According to JPMorgan analysts, Coinbase's trading volume increased in the first few weeks of 2023, while other exchanges continued to see reductions. This is evidence that, in the wake of the demise of competitor exchange FTX, Coinbase's reputation as a reliable exchange is beginning to pay off.
The average daily volume (ADV) of the U.S.-based cryptocurrency exchange has increased by 0.3% year over year to $1.6 billion so far in January, a modest but notable gain. According to JPM statistics, other U.S. exchanges including Kraken and Gemini had drops of 13% and 46%, respectively.

Given that Coinbase's exchange had a consistent fall in activity in 2022, the tiny increase in trading volume also suggests a reversal in trend.
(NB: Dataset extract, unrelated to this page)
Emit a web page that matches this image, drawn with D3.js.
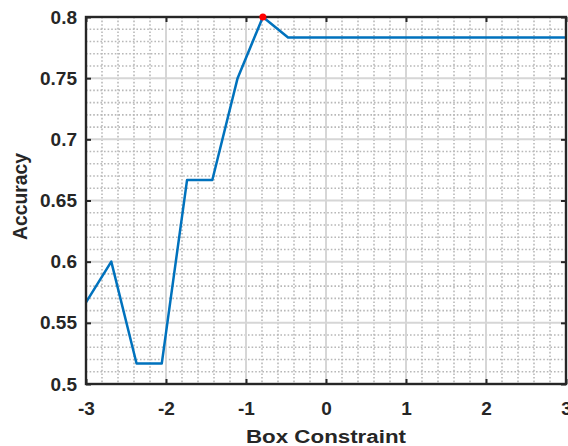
<!DOCTYPE html>
<html>
<head>
<meta charset="utf-8">
<script src="https://cdn.jsdelivr.net/npm/d3@7"></script>
<style>
  html, body { margin: 0; padding: 0; background: #fff; }
  svg { display: block; }
  text { font-family: "Liberation Sans", Arial, Helvetica, sans-serif; font-weight: bold; fill: #262626; }
</style>
</head>
<body>
<svg id="chart" width="568" height="446"></svg>
<script>
// log10(Box Constraint) grid searched by the classifier
const boxConstraint = [-3, -2.684, -2.368, -2.053, -1.737, -1.421, -1.105, -0.789, -0.474, -0.158,
                       0.158, 0.474, 0.789, 1.105, 1.421, 1.737, 2.053, 2.368, 2.684, 3];
// cross-validated accuracy for each value
const accuracy = [0.5667, 0.6, 0.5167, 0.5167, 0.6667, 0.6667, 0.75, 0.8, 0.7833, 0.7833,
                  0.7833, 0.7833, 0.7833, 0.7833, 0.7833, 0.7833, 0.7833, 0.7833, 0.7833, 0.7833];
const xTicks = [-3, -2, -1, 0, 1, 2, 3];
const yTicks = [0.5, 0.55, 0.6, 0.65, 0.7, 0.75, 0.8];
const xLabel = "Box Constraint";
const yLabel = "Accuracy";

const svg = d3.select("#chart");
const plotL = 86, plotR = 566, plotT = 17, plotB = 384;

const x = d3.scaleLinear().domain([-3, 3]).range([plotL, plotR]);
const y = d3.scaleLinear().domain([0.5, 0.8]).range([plotB, plotT]);

// minor grid (dotted)
const xMinor = d3.range(-3, 3.0001, 0.2).filter(v => Math.abs(v - Math.round(v)) > 1e-6);
const yMinor = d3.range(0.5, 0.8001, 0.01).filter(v => Math.abs(v * 20 - Math.round(v * 20)) > 1e-6);
const grid = svg.append("g");
grid.selectAll("line.xm").data(xMinor).join("line")
  .attr("x1", d => x(d)).attr("x2", d => x(d)).attr("y1", plotT).attr("y2", plotB)
  .attr("stroke", "#b8b8b8").attr("stroke-width", 1.6).attr("stroke-dasharray", "1.6,2");
grid.selectAll("line.ym").data(yMinor).join("line")
  .attr("y1", d => y(d)).attr("y2", d => y(d)).attr("x1", plotL).attr("x2", plotR)
  .attr("stroke", "#b8b8b8").attr("stroke-width", 1.6).attr("stroke-dasharray", "1.6,2");

// major grid (solid)
grid.selectAll("line.xg").data(xTicks.slice(1, -1)).join("line")
  .attr("x1", d => x(d)).attr("x2", d => x(d)).attr("y1", plotT).attr("y2", plotB)
  .attr("stroke", "#d6d6d6").attr("stroke-width", 2);
grid.selectAll("line.yg").data(yTicks.slice(1, -1)).join("line")
  .attr("y1", d => y(d)).attr("y2", d => y(d)).attr("x1", plotL).attr("x2", plotR)
  .attr("stroke", "#d6d6d6").attr("stroke-width", 2);

// accuracy curve
const pts = boxConstraint.map((b, i) => [b, accuracy[i]]);
svg.append("path")
  .datum(pts)
  .attr("fill", "none")
  .attr("stroke", "#0072BD")
  .attr("stroke-width", 2.5)
  .attr("stroke-linejoin", "round")
  .attr("d", d3.line().x(d => x(d[0])).y(d => y(d[1])));

// axes box with inward ticks on all sides
const tickLen = 5;
const axisStyle = g => {
  g.select(".domain").remove();
  g.selectAll(".tick line").attr("stroke", "#262626").attr("stroke-width", 2);
  g.selectAll(".tick text").style("font-size", "19px").attr("fill", "#262626");
};
svg.append("g").attr("transform", `translate(0,${plotB})`)
  .call(d3.axisBottom(x).tickValues(xTicks).tickFormat(d => String(d)).tickSizeInner(-tickLen).tickSizeOuter(0).tickPadding(18))
  .call(axisStyle);
svg.append("g").attr("transform", `translate(0,${plotT})`)
  .call(d3.axisTop(x).tickValues(xTicks).tickFormat("").tickSizeInner(-tickLen).tickSizeOuter(0))
  .call(axisStyle);
svg.append("g").attr("transform", `translate(${plotL},0)`)
  .call(d3.axisLeft(y).tickValues(yTicks).tickFormat(d => String(+d.toFixed(2))).tickSizeInner(-tickLen).tickSizeOuter(0).tickPadding(9))
  .call(axisStyle);
svg.append("g").attr("transform", `translate(${plotR},0)`)
  .call(d3.axisRight(y).tickValues(yTicks).tickFormat("").tickSizeInner(-tickLen).tickSizeOuter(0))
  .call(axisStyle);

svg.append("rect")
  .attr("x", plotL).attr("y", plotT).attr("width", plotR - plotL).attr("height", plotB - plotT)
  .attr("fill", "none").attr("stroke", "#262626").attr("stroke-width", 2.4);

// best accuracy marker
const best = d3.maxIndex(accuracy);
svg.append("circle")
  .attr("cx", x(boxConstraint[best])).attr("cy", y(accuracy[best]))
  .attr("r", 3.5).attr("fill", "#ff0000");

// axis titles
svg.append("text")
  .attr("x", (plotL + plotR) / 2).attr("y", 443)
  .attr("text-anchor", "middle").style("font-size", "18px")
  .attr("textLength", 160).attr("lengthAdjust", "spacingAndGlyphs")
  .text(xLabel);
svg.append("text")
  .attr("transform", `translate(27,${(plotT + plotB) / 2 - 4}) rotate(-90)`)
  .attr("text-anchor", "middle").style("font-size", "19.5px")
  .attr("textLength", 87).attr("lengthAdjust", "spacingAndGlyphs")
  .text(yLabel);
</script>
</body>
</html>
“We think Coinbase has been cultivating a reputation as a reputable, trusted intermediary for some time, that reputation is helping to drive greater market share as activity levels rebound.”
In light of heightened scrutiny over unregulated exchanges in the market brought on by the collapse of FTX, Coinbase is one of the few choices left for investors to trade cryptocurrencies without running a considerable risk of fraud. Competitors of Coinbase include Binance and Gemini.
“Unlike a number of Coinbase’s high-profile peers, Coinbase did not have direct exposure to FTX and was insulated from the direct legal and reputational fallout from its demise.”